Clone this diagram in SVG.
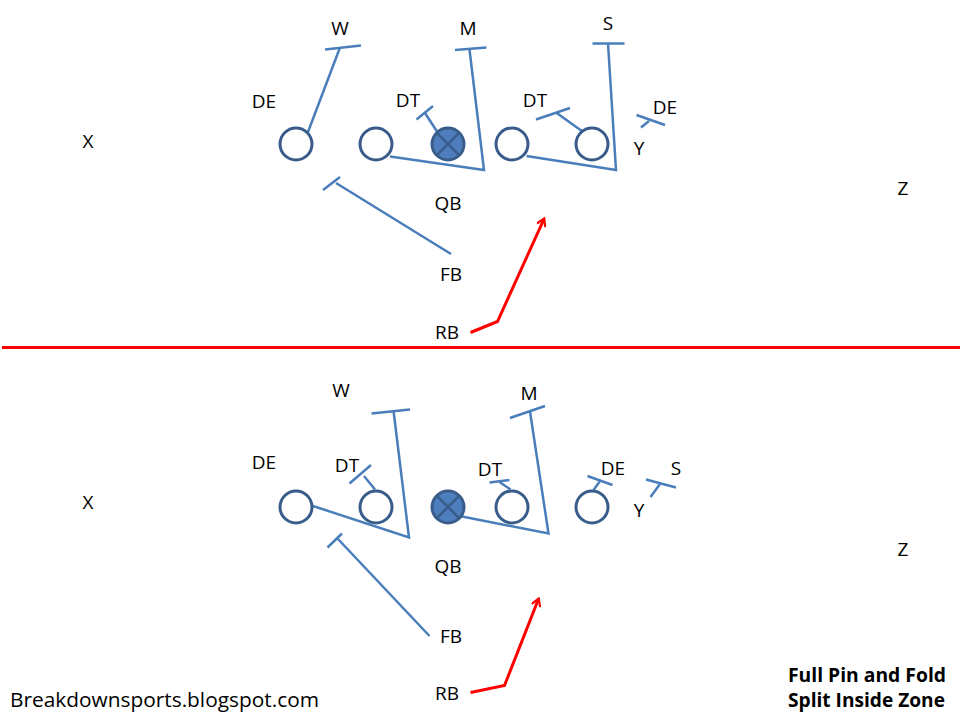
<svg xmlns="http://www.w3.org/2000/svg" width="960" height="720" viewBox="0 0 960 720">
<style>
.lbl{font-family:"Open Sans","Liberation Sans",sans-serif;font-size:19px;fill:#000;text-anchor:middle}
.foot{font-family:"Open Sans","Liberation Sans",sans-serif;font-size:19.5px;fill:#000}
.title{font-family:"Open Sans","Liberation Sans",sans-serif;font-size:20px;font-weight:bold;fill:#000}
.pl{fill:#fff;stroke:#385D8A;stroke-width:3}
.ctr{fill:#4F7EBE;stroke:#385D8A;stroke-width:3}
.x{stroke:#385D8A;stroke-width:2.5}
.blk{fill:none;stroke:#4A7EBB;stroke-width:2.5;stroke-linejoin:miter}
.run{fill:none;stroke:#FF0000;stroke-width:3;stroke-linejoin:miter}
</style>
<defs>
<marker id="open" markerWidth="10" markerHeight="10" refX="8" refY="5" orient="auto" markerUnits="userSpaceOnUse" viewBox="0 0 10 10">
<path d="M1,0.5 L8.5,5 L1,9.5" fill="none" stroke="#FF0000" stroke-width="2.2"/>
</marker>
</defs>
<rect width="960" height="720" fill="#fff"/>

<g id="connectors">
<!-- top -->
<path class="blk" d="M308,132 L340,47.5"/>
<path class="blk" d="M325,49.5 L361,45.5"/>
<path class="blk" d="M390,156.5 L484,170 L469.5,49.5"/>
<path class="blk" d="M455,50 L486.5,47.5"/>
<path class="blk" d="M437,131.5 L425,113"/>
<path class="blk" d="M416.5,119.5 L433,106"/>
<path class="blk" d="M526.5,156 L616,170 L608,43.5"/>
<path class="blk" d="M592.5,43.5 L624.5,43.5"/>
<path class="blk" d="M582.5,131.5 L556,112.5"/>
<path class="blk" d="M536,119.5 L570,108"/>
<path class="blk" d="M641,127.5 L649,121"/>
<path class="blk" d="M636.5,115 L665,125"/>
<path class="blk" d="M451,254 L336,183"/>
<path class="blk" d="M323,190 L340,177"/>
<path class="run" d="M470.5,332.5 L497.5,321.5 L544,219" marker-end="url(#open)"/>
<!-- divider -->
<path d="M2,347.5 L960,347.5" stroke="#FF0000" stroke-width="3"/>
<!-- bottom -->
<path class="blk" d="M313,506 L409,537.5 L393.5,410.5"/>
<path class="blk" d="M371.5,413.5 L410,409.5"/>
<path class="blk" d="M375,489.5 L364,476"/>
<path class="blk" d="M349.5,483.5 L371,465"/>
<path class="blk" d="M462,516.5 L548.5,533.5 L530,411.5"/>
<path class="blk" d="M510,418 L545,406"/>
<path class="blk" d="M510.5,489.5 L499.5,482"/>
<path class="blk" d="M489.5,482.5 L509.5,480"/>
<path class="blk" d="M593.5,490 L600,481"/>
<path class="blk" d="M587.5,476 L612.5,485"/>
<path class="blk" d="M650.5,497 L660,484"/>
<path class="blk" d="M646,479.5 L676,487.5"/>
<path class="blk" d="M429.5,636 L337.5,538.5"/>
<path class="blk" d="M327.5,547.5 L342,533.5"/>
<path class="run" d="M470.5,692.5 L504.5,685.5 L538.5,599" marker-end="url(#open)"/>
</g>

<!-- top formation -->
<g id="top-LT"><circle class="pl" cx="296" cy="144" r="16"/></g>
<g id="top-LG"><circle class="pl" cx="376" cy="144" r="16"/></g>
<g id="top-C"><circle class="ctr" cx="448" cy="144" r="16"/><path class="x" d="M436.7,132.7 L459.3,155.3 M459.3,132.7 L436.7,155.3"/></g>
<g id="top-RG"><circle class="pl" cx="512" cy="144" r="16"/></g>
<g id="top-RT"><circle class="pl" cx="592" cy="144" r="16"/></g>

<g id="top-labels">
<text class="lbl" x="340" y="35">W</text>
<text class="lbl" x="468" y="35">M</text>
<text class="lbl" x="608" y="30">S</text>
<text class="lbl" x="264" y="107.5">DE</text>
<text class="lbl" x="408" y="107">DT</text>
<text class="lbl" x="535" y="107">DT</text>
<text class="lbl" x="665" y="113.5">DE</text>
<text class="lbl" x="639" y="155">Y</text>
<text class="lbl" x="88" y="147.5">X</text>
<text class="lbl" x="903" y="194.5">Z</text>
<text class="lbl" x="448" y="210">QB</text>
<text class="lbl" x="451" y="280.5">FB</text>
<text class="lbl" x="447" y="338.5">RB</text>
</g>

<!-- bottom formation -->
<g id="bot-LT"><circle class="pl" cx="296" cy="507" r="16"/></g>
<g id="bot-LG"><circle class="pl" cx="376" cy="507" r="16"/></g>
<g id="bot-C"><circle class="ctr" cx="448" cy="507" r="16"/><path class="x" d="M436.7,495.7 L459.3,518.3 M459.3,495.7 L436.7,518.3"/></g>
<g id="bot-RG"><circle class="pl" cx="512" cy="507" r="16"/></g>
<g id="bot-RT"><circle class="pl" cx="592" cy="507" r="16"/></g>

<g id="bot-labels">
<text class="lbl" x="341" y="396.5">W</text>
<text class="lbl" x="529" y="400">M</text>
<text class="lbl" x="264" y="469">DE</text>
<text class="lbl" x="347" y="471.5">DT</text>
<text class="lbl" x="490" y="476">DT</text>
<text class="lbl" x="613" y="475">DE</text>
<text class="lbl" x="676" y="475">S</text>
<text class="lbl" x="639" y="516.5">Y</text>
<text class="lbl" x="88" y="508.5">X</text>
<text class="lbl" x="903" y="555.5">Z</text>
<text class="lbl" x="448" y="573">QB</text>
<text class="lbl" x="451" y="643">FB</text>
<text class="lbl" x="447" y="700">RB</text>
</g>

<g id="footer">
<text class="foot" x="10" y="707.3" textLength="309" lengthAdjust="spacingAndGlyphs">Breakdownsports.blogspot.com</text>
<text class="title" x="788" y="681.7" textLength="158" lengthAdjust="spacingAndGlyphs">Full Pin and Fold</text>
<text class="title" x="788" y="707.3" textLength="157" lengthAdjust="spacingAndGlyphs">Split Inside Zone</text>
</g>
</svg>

▶ Challenge:
Leaving the pictures aside, transcribe the entire listing exactly.

▶ Worked answer:
Clone this diagram in SVG.
<svg xmlns="http://www.w3.org/2000/svg" width="960" height="720" viewBox="0 0 960 720">
<style>
.lbl{font-family:"Open Sans","Liberation Sans",sans-serif;font-size:19px;fill:#000;text-anchor:middle}
.foot{font-family:"Open Sans","Liberation Sans",sans-serif;font-size:19.5px;fill:#000}
.title{font-family:"Open Sans","Liberation Sans",sans-serif;font-size:20px;font-weight:bold;fill:#000}
.pl{fill:#fff;stroke:#385D8A;stroke-width:3}
.ctr{fill:#4F7EBE;stroke:#385D8A;stroke-width:3}
.x{stroke:#385D8A;stroke-width:2.5}
.blk{fill:none;stroke:#4A7EBB;stroke-width:2.5;stroke-linejoin:miter}
.run{fill:none;stroke:#FF0000;stroke-width:3;stroke-linejoin:miter}
</style>
<defs>
<marker id="open" markerWidth="10" markerHeight="10" refX="8" refY="5" orient="auto" markerUnits="userSpaceOnUse" viewBox="0 0 10 10">
<path d="M1,0.5 L8.5,5 L1,9.5" fill="none" stroke="#FF0000" stroke-width="2.2"/>
</marker>
</defs>
<rect width="960" height="720" fill="#fff"/>

<g id="connectors">
<!-- top -->
<path class="blk" d="M308,132 L340,47.5"/>
<path class="blk" d="M325,49.5 L361,45.5"/>
<path class="blk" d="M390,156.5 L484,170 L469.5,49.5"/>
<path class="blk" d="M455,50 L486.5,47.5"/>
<path class="blk" d="M437,131.5 L425,113"/>
<path class="blk" d="M416.5,119.5 L433,106"/>
<path class="blk" d="M526.5,156 L616,170 L608,43.5"/>
<path class="blk" d="M592.5,43.5 L624.5,43.5"/>
<path class="blk" d="M582.5,131.5 L556,112.5"/>
<path class="blk" d="M536,119.5 L570,108"/>
<path class="blk" d="M641,127.5 L649,121"/>
<path class="blk" d="M636.5,115 L665,125"/>
<path class="blk" d="M451,254 L336,183"/>
<path class="blk" d="M323,190 L340,177"/>
<path class="run" d="M470.5,332.5 L497.5,321.5 L544,219" marker-end="url(#open)"/>
<!-- divider -->
<path d="M2,347.5 L960,347.5" stroke="#FF0000" stroke-width="3"/>
<!-- bottom -->
<path class="blk" d="M313,506 L409,537.5 L393.5,410.5"/>
<path class="blk" d="M371.5,413.5 L410,409.5"/>
<path class="blk" d="M375,489.5 L364,476"/>
<path class="blk" d="M349.5,483.5 L371,465"/>
<path class="blk" d="M462,516.5 L548.5,533.5 L530,411.5"/>
<path class="blk" d="M510,418 L545,406"/>
<path class="blk" d="M510.5,489.5 L499.5,482"/>
<path class="blk" d="M489.5,482.5 L509.5,480"/>
<path class="blk" d="M593.5,490 L600,481"/>
<path class="blk" d="M587.5,476 L612.5,485"/>
<path class="blk" d="M650.5,497 L660,484"/>
<path class="blk" d="M646,479.5 L676,487.5"/>
<path class="blk" d="M429.5,636 L337.5,538.5"/>
<path class="blk" d="M327.5,547.5 L342,533.5"/>
<path class="run" d="M470.5,692.5 L504.5,685.5 L538.5,599" marker-end="url(#open)"/>
</g>

<!-- top formation -->
<g id="top-LT"><circle class="pl" cx="296" cy="144" r="16"/></g>
<g id="top-LG"><circle class="pl" cx="376" cy="144" r="16"/></g>
<g id="top-C"><circle class="ctr" cx="448" cy="144" r="16"/><path class="x" d="M436.7,132.7 L459.3,155.3 M459.3,132.7 L436.7,155.3"/></g>
<g id="top-RG"><circle class="pl" cx="512" cy="144" r="16"/></g>
<g id="top-RT"><circle class="pl" cx="592" cy="144" r="16"/></g>

<g id="top-labels">
<text class="lbl" x="340" y="35">W</text>
<text class="lbl" x="468" y="35">M</text>
<text class="lbl" x="608" y="30">S</text>
<text class="lbl" x="264" y="107.5">DE</text>
<text class="lbl" x="408" y="107">DT</text>
<text class="lbl" x="535" y="107">DT</text>
<text class="lbl" x="665" y="113.5">DE</text>
<text class="lbl" x="639" y="155">Y</text>
<text class="lbl" x="88" y="147.5">X</text>
<text class="lbl" x="903" y="194.5">Z</text>
<text class="lbl" x="448" y="210">QB</text>
<text class="lbl" x="451" y="280.5">FB</text>
<text class="lbl" x="447" y="338.5">RB</text>
</g>

<!-- bottom formation -->
<g id="bot-LT"><circle class="pl" cx="296" cy="507" r="16"/></g>
<g id="bot-LG"><circle class="pl" cx="376" cy="507" r="16"/></g>
<g id="bot-C"><circle class="ctr" cx="448" cy="507" r="16"/><path class="x" d="M436.7,495.7 L459.3,518.3 M459.3,495.7 L436.7,518.3"/></g>
<g id="bot-RG"><circle class="pl" cx="512" cy="507" r="16"/></g>
<g id="bot-RT"><circle class="pl" cx="592" cy="507" r="16"/></g>

<g id="bot-labels">
<text class="lbl" x="341" y="396.5">W</text>
<text class="lbl" x="529" y="400">M</text>
<text class="lbl" x="264" y="469">DE</text>
<text class="lbl" x="347" y="471.5">DT</text>
<text class="lbl" x="490" y="476">DT</text>
<text class="lbl" x="613" y="475">DE</text>
<text class="lbl" x="676" y="475">S</text>
<text class="lbl" x="639" y="516.5">Y</text>
<text class="lbl" x="88" y="508.5">X</text>
<text class="lbl" x="903" y="555.5">Z</text>
<text class="lbl" x="448" y="573">QB</text>
<text class="lbl" x="451" y="643">FB</text>
<text class="lbl" x="447" y="700">RB</text>
</g>

<g id="footer">
<text class="foot" x="10" y="707.3" textLength="309" lengthAdjust="spacingAndGlyphs">Breakdownsports.blogspot.com</text>
<text class="title" x="788" y="681.7" textLength="158" lengthAdjust="spacingAndGlyphs">Full Pin and Fold</text>
<text class="title" x="788" y="707.3" textLength="157" lengthAdjust="spacingAndGlyphs">Split Inside Zone</text>
</g>
</svg>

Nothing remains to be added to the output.